→ Given material
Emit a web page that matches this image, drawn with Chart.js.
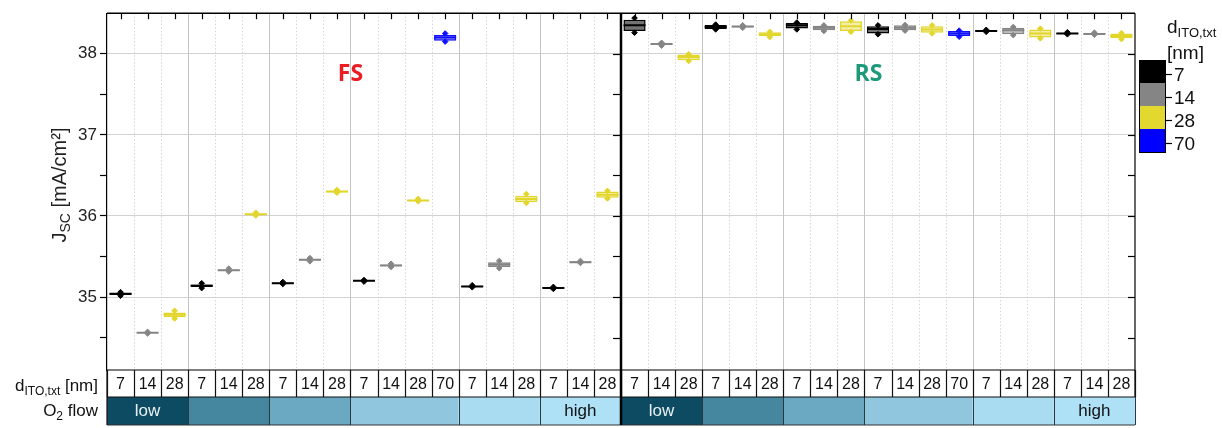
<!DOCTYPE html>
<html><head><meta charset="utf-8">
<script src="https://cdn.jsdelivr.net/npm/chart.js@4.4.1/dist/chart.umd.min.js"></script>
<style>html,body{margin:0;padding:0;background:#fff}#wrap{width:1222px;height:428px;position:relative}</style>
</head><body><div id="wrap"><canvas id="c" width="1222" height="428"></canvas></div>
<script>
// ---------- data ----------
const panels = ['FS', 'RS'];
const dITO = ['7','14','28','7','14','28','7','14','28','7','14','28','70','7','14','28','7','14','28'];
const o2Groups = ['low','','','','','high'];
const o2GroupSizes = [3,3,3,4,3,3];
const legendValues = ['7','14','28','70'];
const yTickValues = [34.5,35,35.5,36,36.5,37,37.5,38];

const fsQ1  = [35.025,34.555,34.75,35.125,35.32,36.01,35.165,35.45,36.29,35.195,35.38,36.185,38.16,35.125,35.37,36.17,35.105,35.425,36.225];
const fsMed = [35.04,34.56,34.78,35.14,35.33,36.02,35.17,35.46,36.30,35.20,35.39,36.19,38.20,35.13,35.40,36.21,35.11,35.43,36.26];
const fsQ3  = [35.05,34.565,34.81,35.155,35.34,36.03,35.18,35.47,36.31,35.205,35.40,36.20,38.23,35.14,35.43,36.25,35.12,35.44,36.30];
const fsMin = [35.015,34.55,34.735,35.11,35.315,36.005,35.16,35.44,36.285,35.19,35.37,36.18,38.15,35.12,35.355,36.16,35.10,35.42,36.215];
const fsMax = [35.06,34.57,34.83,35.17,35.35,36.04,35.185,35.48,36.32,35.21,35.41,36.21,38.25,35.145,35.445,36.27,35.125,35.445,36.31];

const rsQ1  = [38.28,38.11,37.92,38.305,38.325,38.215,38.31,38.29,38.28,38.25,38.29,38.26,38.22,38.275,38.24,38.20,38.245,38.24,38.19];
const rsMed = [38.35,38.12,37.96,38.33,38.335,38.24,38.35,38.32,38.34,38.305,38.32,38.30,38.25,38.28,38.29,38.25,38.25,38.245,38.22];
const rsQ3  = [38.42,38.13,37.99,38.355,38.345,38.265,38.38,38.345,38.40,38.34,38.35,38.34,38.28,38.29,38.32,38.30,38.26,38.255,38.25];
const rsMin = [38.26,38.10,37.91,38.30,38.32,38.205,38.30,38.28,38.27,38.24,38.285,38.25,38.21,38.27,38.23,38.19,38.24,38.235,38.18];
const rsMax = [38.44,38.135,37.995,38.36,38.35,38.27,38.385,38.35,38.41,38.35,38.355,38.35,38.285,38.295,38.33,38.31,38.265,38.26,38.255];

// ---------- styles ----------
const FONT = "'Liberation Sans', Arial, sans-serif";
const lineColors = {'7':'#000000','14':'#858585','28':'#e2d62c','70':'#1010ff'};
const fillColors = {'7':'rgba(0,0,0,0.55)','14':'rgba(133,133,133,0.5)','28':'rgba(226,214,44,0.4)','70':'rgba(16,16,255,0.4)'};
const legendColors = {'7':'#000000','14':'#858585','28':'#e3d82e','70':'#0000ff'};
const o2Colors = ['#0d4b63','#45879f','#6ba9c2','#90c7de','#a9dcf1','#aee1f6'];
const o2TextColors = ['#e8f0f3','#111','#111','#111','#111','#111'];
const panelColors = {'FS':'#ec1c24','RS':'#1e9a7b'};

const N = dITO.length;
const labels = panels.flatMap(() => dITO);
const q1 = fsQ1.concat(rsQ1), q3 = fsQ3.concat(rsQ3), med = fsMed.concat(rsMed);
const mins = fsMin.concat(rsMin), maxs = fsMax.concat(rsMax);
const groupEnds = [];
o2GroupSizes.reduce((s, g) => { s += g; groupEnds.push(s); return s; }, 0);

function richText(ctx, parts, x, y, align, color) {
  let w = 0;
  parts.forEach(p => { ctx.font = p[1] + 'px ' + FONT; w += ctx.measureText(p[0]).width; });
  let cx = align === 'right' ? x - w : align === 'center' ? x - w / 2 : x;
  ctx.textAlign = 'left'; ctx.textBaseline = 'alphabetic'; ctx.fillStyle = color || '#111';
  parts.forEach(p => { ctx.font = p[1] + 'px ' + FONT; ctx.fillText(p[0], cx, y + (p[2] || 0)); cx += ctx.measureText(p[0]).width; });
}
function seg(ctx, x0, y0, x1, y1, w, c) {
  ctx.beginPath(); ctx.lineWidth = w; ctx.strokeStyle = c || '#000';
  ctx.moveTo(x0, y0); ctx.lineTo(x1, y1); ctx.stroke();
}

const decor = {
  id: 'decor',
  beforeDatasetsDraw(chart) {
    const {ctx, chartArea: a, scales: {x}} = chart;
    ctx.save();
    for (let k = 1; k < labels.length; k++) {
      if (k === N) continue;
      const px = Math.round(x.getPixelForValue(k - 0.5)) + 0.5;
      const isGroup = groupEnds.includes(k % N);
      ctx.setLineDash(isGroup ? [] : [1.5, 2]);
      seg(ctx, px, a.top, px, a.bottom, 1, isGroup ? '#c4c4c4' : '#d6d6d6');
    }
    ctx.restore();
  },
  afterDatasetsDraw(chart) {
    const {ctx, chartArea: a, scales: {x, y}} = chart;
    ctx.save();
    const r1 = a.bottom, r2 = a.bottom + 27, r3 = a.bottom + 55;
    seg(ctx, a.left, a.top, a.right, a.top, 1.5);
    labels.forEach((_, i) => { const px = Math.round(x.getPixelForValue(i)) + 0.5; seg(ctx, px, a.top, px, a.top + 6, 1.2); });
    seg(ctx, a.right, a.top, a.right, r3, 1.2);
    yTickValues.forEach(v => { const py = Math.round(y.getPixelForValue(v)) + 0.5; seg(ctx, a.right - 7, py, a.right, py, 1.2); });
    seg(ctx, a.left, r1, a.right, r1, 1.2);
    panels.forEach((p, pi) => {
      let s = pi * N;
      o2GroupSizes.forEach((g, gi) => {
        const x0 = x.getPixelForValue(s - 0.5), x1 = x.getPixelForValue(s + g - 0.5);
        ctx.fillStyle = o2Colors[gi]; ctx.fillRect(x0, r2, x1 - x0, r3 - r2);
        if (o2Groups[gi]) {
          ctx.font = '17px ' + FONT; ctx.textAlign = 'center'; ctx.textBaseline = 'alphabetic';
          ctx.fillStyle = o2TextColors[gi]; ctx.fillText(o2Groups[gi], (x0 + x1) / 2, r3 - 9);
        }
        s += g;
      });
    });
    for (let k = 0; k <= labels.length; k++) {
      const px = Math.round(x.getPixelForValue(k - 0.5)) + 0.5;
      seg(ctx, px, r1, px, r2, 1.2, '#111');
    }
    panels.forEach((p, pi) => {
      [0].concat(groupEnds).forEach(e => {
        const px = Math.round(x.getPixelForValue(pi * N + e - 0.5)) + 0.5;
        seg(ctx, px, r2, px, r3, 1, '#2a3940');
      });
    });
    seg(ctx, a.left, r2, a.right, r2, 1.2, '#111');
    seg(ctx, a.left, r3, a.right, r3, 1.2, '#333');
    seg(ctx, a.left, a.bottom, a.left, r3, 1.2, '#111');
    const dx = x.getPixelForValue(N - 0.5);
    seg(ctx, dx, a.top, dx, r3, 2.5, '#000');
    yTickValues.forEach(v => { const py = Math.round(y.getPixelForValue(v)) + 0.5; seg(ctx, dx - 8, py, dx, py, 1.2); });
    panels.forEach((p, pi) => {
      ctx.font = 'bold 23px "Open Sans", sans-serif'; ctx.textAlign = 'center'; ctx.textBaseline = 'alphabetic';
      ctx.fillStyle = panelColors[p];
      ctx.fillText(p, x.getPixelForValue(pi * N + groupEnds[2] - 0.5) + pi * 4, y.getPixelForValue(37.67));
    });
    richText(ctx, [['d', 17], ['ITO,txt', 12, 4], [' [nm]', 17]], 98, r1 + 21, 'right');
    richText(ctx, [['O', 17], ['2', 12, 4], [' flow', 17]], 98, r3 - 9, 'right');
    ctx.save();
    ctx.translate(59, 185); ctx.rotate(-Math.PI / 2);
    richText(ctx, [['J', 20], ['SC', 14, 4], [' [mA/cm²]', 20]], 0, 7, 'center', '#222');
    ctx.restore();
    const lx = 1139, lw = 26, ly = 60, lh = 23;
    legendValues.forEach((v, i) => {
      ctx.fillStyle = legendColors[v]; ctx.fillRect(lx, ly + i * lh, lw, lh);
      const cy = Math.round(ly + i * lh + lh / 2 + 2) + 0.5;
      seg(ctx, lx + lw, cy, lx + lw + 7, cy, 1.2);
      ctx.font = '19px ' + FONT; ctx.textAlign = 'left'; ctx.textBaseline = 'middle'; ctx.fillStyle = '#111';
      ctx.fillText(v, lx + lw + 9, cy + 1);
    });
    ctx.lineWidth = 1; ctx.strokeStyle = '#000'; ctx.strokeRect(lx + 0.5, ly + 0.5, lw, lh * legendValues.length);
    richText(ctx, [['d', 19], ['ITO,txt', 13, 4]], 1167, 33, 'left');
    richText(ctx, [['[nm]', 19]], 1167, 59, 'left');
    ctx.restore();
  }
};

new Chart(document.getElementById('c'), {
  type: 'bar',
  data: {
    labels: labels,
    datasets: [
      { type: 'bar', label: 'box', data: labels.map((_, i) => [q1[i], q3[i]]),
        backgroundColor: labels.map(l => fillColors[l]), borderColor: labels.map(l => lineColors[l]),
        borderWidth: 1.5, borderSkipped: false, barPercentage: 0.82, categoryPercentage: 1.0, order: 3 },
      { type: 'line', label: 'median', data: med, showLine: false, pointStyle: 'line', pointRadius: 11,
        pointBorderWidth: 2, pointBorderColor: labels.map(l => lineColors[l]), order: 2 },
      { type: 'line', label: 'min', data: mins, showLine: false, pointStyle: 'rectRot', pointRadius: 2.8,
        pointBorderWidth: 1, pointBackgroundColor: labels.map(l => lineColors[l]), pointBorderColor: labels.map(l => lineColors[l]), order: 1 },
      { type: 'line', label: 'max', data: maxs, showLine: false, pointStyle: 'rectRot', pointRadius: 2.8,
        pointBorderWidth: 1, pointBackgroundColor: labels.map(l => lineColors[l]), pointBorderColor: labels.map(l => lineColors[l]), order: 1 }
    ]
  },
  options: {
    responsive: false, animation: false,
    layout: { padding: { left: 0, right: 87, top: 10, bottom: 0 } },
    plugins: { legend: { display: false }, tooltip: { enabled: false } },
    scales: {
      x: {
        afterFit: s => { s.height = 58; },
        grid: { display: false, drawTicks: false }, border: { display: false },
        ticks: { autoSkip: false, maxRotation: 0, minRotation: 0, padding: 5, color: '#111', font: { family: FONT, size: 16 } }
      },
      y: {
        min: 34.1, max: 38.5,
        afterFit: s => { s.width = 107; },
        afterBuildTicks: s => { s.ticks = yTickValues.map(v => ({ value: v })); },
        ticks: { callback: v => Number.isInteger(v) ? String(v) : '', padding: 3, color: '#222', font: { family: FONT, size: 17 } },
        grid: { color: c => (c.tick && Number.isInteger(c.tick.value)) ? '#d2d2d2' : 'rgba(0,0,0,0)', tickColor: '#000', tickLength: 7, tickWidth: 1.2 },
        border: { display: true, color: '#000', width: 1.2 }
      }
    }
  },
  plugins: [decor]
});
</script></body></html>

→ Task objective
With all pictures left out, please transcribe exactly the lines from the start of the material through the line with "const yTickValues = [34.5,35,35.5,36,36.5,37,37.5,38];".

→ Output below
Emit a web page that matches this image, drawn with Chart.js.
<!DOCTYPE html>
<html><head><meta charset="utf-8">
<script src="https://cdn.jsdelivr.net/npm/chart.js@4.4.1/dist/chart.umd.min.js"></script>
<style>html,body{margin:0;padding:0;background:#fff}#wrap{width:1222px;height:428px;position:relative}</style>
</head><body><div id="wrap"><canvas id="c" width="1222" height="428"></canvas></div>
<script>
// ---------- data ----------
const panels = ['FS', 'RS'];
const dITO = ['7','14','28','7','14','28','7','14','28','7','14','28','70','7','14','28','7','14','28'];
const o2Groups = ['low','','','','','high'];
const o2GroupSizes = [3,3,3,4,3,3];
const legendValues = ['7','14','28','70'];
const yTickValues = [34.5,35,35.5,36,36.5,37,37.5,38];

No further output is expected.